- _What you should do_
Retype nothing but the lines from the start of the material up to and including the line with "2.21, 2.19, 2.18];". Pictures don't belong in the copy.

+===+

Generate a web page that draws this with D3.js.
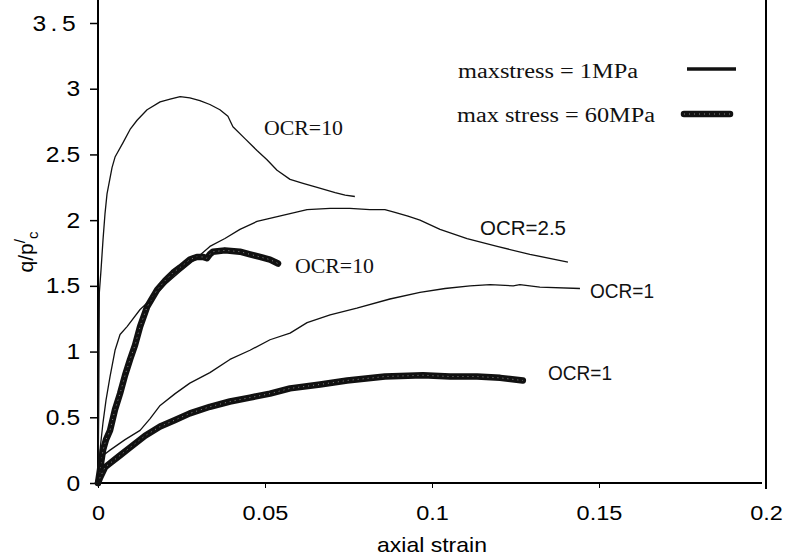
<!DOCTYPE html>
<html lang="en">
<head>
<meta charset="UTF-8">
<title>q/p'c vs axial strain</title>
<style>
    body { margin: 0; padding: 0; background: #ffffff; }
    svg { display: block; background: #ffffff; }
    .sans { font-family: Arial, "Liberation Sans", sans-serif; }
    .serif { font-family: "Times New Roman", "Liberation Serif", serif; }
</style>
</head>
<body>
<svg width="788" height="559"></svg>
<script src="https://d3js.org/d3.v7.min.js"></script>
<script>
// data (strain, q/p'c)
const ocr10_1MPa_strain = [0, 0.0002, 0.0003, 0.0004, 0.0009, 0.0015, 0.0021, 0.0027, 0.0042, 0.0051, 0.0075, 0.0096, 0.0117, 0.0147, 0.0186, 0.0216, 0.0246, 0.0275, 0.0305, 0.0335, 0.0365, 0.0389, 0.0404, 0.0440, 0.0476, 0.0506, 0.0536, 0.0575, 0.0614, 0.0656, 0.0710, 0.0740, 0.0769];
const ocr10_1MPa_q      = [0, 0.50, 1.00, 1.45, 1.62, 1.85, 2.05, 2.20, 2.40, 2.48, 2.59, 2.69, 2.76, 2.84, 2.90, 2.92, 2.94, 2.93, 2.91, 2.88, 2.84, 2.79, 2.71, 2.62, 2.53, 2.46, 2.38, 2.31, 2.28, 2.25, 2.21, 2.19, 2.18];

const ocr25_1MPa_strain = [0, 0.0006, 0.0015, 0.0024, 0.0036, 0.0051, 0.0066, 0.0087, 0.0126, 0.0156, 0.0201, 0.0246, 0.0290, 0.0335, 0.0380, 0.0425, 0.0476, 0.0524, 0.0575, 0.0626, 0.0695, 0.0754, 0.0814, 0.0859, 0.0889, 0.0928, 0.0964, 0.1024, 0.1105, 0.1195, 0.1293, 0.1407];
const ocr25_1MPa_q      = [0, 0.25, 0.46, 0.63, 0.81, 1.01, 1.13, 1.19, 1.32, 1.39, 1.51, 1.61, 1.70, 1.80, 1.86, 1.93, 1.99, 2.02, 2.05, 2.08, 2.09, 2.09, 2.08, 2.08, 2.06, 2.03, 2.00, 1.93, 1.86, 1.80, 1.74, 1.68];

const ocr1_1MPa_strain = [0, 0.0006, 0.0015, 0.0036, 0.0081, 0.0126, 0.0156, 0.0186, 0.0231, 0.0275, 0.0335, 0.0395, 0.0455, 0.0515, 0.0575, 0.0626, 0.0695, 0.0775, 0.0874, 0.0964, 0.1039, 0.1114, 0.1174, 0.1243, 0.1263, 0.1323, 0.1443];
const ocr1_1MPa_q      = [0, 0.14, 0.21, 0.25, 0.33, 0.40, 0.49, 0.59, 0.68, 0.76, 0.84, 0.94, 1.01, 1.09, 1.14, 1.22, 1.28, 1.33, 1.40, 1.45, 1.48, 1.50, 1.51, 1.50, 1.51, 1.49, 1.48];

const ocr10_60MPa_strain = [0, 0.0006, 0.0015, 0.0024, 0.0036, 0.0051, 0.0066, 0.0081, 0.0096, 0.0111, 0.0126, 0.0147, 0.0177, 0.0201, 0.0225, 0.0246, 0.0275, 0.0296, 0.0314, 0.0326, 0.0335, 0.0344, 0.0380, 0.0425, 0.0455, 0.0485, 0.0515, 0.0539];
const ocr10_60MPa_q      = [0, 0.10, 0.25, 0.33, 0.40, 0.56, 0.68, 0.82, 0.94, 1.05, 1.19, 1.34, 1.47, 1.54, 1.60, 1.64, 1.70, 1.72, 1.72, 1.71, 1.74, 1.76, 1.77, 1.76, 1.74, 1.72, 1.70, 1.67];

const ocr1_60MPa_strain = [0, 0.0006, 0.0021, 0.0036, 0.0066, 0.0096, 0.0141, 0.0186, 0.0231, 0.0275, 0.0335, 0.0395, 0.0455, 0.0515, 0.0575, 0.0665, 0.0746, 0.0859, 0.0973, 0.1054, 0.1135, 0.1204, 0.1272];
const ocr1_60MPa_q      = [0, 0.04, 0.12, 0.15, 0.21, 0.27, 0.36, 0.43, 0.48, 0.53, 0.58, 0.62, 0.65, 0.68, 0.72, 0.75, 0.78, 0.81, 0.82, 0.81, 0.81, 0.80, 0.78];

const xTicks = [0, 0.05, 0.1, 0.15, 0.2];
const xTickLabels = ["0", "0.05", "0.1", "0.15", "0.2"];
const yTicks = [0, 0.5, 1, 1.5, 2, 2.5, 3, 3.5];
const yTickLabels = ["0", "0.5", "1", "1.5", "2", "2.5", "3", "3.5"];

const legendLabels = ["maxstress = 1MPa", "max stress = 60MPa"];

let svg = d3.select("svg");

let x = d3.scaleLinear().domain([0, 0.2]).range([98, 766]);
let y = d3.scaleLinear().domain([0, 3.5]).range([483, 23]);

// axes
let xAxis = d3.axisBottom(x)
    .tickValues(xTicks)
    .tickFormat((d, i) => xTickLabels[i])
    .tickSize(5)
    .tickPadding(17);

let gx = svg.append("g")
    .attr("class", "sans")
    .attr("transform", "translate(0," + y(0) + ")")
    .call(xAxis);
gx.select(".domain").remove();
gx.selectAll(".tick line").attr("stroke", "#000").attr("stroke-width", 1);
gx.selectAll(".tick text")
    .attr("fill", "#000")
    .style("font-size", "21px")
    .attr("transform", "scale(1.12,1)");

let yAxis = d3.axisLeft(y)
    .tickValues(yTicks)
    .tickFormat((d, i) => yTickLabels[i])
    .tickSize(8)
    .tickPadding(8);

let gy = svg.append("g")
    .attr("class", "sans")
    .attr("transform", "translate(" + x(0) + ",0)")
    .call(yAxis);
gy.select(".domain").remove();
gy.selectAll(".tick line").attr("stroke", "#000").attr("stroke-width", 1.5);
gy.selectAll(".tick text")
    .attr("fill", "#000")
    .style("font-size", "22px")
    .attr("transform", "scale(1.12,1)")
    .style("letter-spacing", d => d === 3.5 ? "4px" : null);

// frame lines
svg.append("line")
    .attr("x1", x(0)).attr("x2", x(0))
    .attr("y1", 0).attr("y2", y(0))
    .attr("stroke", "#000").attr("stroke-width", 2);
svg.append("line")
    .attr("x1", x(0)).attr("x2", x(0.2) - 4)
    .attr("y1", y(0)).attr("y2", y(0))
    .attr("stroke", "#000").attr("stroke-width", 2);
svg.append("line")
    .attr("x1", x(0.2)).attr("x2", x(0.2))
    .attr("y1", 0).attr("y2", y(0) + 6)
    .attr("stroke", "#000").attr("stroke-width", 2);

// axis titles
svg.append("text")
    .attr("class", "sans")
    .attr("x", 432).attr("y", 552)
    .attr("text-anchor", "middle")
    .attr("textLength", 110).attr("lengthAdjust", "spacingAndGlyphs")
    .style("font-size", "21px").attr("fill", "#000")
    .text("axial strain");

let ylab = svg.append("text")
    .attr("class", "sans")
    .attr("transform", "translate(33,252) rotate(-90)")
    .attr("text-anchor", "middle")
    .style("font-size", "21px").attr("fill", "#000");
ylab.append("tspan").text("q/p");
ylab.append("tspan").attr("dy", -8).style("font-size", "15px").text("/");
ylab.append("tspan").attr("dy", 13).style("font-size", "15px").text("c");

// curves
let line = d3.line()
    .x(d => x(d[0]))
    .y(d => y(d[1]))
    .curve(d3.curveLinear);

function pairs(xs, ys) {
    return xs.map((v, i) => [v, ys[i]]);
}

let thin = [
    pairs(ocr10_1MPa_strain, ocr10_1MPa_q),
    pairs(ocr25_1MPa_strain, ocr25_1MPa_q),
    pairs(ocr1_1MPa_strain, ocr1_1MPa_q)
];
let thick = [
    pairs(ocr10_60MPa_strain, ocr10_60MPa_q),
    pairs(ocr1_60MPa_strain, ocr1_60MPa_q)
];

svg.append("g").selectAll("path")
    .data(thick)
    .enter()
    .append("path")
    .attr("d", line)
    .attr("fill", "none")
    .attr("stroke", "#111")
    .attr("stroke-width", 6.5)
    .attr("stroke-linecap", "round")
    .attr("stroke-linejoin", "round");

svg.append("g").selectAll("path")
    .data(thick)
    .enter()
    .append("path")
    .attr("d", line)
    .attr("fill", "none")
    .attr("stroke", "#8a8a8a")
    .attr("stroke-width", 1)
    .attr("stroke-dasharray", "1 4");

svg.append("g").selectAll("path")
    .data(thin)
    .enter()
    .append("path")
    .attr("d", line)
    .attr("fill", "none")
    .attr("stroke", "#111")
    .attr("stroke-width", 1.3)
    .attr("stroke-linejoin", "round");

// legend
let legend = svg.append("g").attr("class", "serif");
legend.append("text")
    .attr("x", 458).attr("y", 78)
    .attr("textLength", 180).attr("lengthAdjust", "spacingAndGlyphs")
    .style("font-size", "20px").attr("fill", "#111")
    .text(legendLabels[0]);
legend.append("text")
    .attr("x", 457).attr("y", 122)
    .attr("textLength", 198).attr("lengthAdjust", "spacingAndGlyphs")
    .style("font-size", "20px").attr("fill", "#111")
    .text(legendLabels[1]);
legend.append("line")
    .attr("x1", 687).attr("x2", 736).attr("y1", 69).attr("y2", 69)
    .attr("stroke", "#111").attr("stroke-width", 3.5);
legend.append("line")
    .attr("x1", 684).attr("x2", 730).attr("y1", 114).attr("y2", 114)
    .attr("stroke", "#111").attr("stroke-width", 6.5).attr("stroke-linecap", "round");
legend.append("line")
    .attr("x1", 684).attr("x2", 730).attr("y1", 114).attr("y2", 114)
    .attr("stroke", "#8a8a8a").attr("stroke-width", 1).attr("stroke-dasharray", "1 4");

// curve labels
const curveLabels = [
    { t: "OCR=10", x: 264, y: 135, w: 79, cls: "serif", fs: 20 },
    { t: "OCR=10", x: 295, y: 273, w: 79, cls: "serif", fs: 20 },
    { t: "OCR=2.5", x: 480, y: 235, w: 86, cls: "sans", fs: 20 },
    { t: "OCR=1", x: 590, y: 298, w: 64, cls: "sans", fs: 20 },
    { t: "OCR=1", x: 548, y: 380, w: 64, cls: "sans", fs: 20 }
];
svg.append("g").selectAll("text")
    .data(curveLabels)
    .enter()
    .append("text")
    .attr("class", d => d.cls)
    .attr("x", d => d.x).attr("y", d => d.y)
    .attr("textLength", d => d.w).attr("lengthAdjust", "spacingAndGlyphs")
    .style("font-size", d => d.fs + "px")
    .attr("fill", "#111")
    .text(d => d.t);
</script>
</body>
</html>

+===+

- _Task result_
Generate a web page that draws this with D3.js.
<!DOCTYPE html>
<html lang="en">
<head>
<meta charset="UTF-8">
<title>q/p'c vs axial strain</title>
<style>
    body { margin: 0; padding: 0; background: #ffffff; }
    svg { display: block; background: #ffffff; }
    .sans { font-family: Arial, "Liberation Sans", sans-serif; }
    .serif { font-family: "Times New Roman", "Liberation Serif", serif; }
</style>
</head>
<body>
<svg width="788" height="559"></svg>
<script src="https://d3js.org/d3.v7.min.js"></script>
<script>
// data (strain, q/p'c)
const ocr10_1MPa_strain = [0, 0.0002, 0.0003, 0.0004, 0.0009, 0.0015, 0.0021, 0.0027, 0.0042, 0.0051, 0.0075, 0.0096, 0.0117, 0.0147, 0.0186, 0.0216, 0.0246, 0.0275, 0.0305, 0.0335, 0.0365, 0.0389, 0.0404, 0.0440, 0.0476, 0.0506, 0.0536, 0.0575, 0.0614, 0.0656, 0.0710, 0.0740, 0.0769];
const ocr10_1MPa_q      = [0, 0.50, 1.00, 1.45, 1.62, 1.85, 2.05, 2.20, 2.40, 2.48, 2.59, 2.69, 2.76, 2.84, 2.90, 2.92, 2.94, 2.93, 2.91, 2.88, 2.84, 2.79, 2.71, 2.62, 2.53, 2.46, 2.38, 2.31, 2.28, 2.25, 2.21, 2.19, 2.18];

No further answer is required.